Velocity Reviews > re.findall

# re.findall

Will Stuyvesant
Guest
Posts: n/a

 07-16-2004
A question about the findall function in the re module, and I also
would be happy with pointers to online documentation with which I
could have found a solution myself (if it even exists!).

I have this program and result:

-------------- program ------------------
import re

pat = r'(.*) or (.*)'
r = re.findall(pat, "i or j or k")
print r
-------------- result -------------------
[('i or j', 'k')]
-------------------------------------------

But the result I want is this:
[('i', 'j or k'), ('i or j', 'k')]

So my regular expression is wrong, but also variations like
r'^(.*|.*?) or (.*|.*?)\$' do not work. I have the feeling I am
overlooking something simple. Maybe I should not try to use
re.findall to get the desired result, but do a re.match in a
while-loop?

Stated in English the problem is this: give me all combinations of
strings left and right of r' or ', and return them as a list of
tuples.

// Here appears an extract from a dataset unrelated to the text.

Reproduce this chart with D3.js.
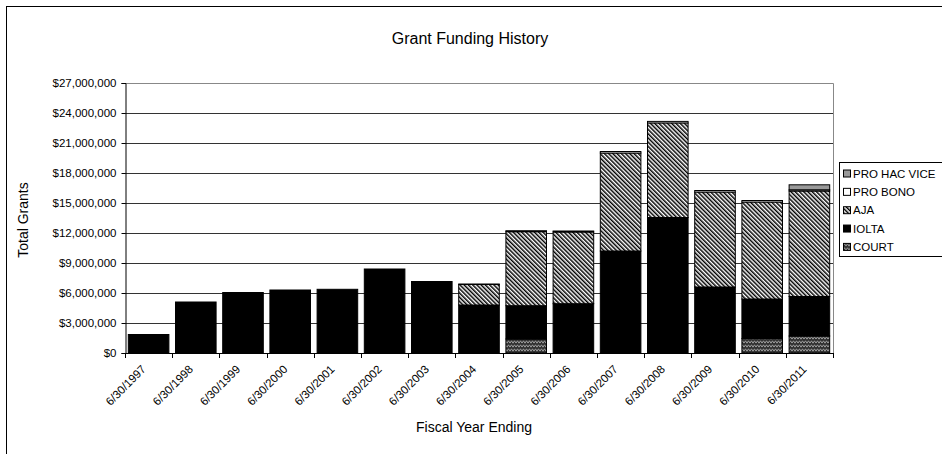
<!DOCTYPE html>
<html>
<head>
<meta charset="utf-8">
<script src="https://cdn.jsdelivr.net/npm/d3@7"></script>
<style>
  body { margin: 0; background: #fff; }
  text { font-family: "Liberation Sans", Arial, sans-serif; fill: #000; }
</style>
</head>
<body>
<script>
// fiscal years and grant amounts (dollars)
const years = ['6/30/1997', '6/30/1998', '6/30/1999', '6/30/2000', '6/30/2001', '6/30/2002', '6/30/2003', '6/30/2004',
  '6/30/2005', '6/30/2006', '6/30/2007', '6/30/2008', '6/30/2009', '6/30/2010', '6/30/2011'];
const court = [0, 0, 0, 0, 0, 0, 0, 0, 1400000, 0, 0, 0, 0, 1450000, 1700000];
const iolta = [1850000, 5100000, 6050000, 6300000, 6370000, 8400000, 7150000, 4800000, 3330000, 4930000, 10200000, 13550000, 6600000, 3950000, 3950000];
const aja = [0, 0, 0, 0, 0, 0, 0, 2050000, 7400000, 7170000, 9800000, 9460000, 9500000, 9700000, 10550000];
const proBono = [0, 0, 0, 0, 0, 0, 0, 50000, 100000, 100000, 150000, 150000, 150000, 150000, 120000];
const proHacVice = [0, 0, 0, 0, 0, 0, 0, 0, 0, 0, 0, 0, 0, 0, 500000];
const seriesNames = ['COURT', 'IOLTA', 'AJA', 'PRO BONO', 'PRO HAC VICE'];
const yTicks = [0, 3000000, 6000000, 9000000, 12000000, 15000000, 18000000, 21000000, 24000000, 27000000];

const W = 942, H = 454;
const plotL = 125, plotR = 833, plotT = 83, plotB = 353;

const svg = d3.select('body')
  .append('svg')
  .attr('width', W)
  .attr('height', H);

// patterns
const defs = svg.append('defs');
const hatch = defs.append('pattern')
  .attr('id', 'aja')
  .attr('width', 3).attr('height', 3)
  .attr('patternUnits', 'userSpaceOnUse')
  .attr('patternTransform', 'rotate(-45)');
hatch.append('rect').attr('width', 3).attr('height', 3).attr('fill', '#fff');
hatch.append('rect').attr('width', 1.5).attr('height', 3).attr('fill', '#000');

const wave = defs.append('pattern')
  .attr('id', 'court')
  .attr('width', 6).attr('height', 4)
  .attr('patternUnits', 'userSpaceOnUse');
wave.append('rect').attr('width', 6).attr('height', 4).attr('fill', '#2e2e2e');
wave.append('path')
  .attr('d', 'M0,3.2 L1.5,0.8 L3,3.2 L4.5,0.8 L6,3.2')
  .attr('fill', 'none')
  .attr('stroke', '#a8a8a8')
  .attr('stroke-width', 0.9);

const fills = {
  'COURT': 'url(#court)',
  'IOLTA': '#000',
  'AJA': 'url(#aja)',
  'PRO BONO': '#fff',
  'PRO HAC VICE': '#999'
};

// outer chart frame
svg.append('rect')
  .attr('x', 6.5).attr('y', 6.5)
  .attr('width', 950).attr('height', 460)
  .attr('fill', 'none')
  .attr('stroke', '#000');

const rows = years.map((yr, i) => ({
  year: yr,
  'COURT': court[i],
  'IOLTA': iolta[i],
  'AJA': aja[i],
  'PRO BONO': proBono[i],
  'PRO HAC VICE': proHacVice[i]
}));

const x = d3.scaleBand()
  .domain(years)
  .range([plotL, plotR])
  .paddingInner(0.14)
  .paddingOuter(0.07);

const y = d3.scaleLinear()
  .domain([0, 27000000])
  .range([plotB, plotT]);

// gridlines
svg.append('g')
  .selectAll('line')
  .data(yTicks.slice(1, -1))
  .enter()
  .append('line')
  .attr('x1', plotL).attr('x2', plotR)
  .attr('y1', d => Math.round(y(d)) + 0.5)
  .attr('y2', d => Math.round(y(d)) + 0.5)
  .attr('stroke', '#333');

// plot border (top, right)
svg.append('path')
  .attr('d', `M${plotL},${plotT + 0.5}H${plotR + 0.5}V${plotB}`)
  .attr('fill', 'none')
  .attr('stroke', '#888');

// stacked bars
const stacked = d3.stack().keys(seriesNames)(rows);
svg.append('g')
  .selectAll('g')
  .data(stacked)
  .enter()
  .append('g')
  .attr('fill', d => fills[d.key])
  .selectAll('rect')
  .data(d => d.filter(s => s[1] - s[0] > 0))
  .enter()
  .append('rect')
  .attr('x', d => x(d.data.year))
  .attr('y', d => y(d[1]))
  .attr('width', x.bandwidth())
  .attr('height', d => y(d[0]) - y(d[1]))
  .attr('stroke', '#000')
  .attr('stroke-width', 1);

// y axis
const yAxis = svg.append('g')
  .attr('transform', `translate(${plotL + 0.5},0)`)
  .call(d3.axisLeft(y).tickValues(yTicks).tickSize(4).tickPadding(5)
    .tickFormat(d => '$' + d3.format(',')(d)));
yAxis.select('.domain').attr('stroke', '#000');
yAxis.selectAll('text').style('font-size', '11.5px').attr('font-family', null);

// x axis: ticks between the bars, labels under bar centres
const step = x.step();
svg.append('line')
  .attr('x1', plotL).attr('x2', plotR)
  .attr('y1', plotB + 0.5).attr('y2', plotB + 0.5)
  .attr('stroke', '#000');
svg.append('g')
  .selectAll('line')
  .data(d3.range(years.length + 1))
  .enter()
  .append('line')
  .attr('x1', i => Math.round(plotL + i * step) + 0.5)
  .attr('x2', i => Math.round(plotL + i * step) + 0.5)
  .attr('y1', plotB)
  .attr('y2', plotB + 5)
  .attr('stroke', '#000');

svg.append('g')
  .selectAll('text')
  .data(years)
  .enter()
  .append('text')
  .attr('transform', d => `translate(${x(d) + x.bandwidth() / 2 - 2},${plotB + 17}) rotate(-45)`)
  .attr('text-anchor', 'end')
  .style('font-size', '11.5px')
  .text(d => d);

// titles
svg.append('text')
  .attr('x', 470).attr('y', 44)
  .attr('text-anchor', 'middle')
  .style('font-size', '16px')
  .text('Grant Funding History');

svg.append('text')
  .attr('x', 474).attr('y', 432)
  .attr('text-anchor', 'middle')
  .style('font-size', '14px')
  .text('Fiscal Year Ending');

svg.append('text')
  .attr('transform', 'translate(28,220) rotate(-90)')
  .attr('text-anchor', 'middle')
  .style('font-size', '14px')
  .text('Total Grants');

// legend
const legend = svg.append('g');
legend.append('rect')
  .attr('x', 839.5).attr('y', 162.5)
  .attr('width', 120).attr('height', 94)
  .attr('fill', '#fff')
  .attr('stroke', '#000');

const legendItems = seriesNames.slice().reverse();
const item = legend.selectAll('g.item')
  .data(legendItems)
  .enter()
  .append('g')
  .attr('class', 'item')
  .attr('transform', (d, i) => `translate(0,${173.5 + i * 18.35})`);
item.append('rect')
  .attr('x', 843.5).attr('y', -3.5)
  .attr('width', 7).attr('height', 7)
  .attr('fill', d => fills[d])
  .attr('stroke', '#000');
item.append('text')
  .attr('x', 853)
  .attr('y', 4)
  .style('font-size', '11.5px')
  .text(d => d);
</script>
</body>
</html>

Sure I can solve this without using the re module, using
while-loops and string.search etc., but I also have variations of
this problem and learning re seems useful.

Matthias Huening
Guest
Posts: n/a

 07-16-2004
http://www.velocityreviews.com/forums/(E-Mail Removed) (Will Stuyvesant) wrote in
news:(E-Mail Removed) om:

> A question about the findall function in the re module, and I also
> would be happy with pointers to online documentation with which I
> could have found a solution myself (if it even exists!).
>

The problem is that the strings you want to find are overlapping.
This should get you started:

import re

s = "i or j or k or grr"
pat = re.compile(r'\w+ or \w+')

startposition = 0
while 1:
res = pat.search(s, startposition)
if res == None:
break
startposition = res.start() + 1
print res.group()

Matthias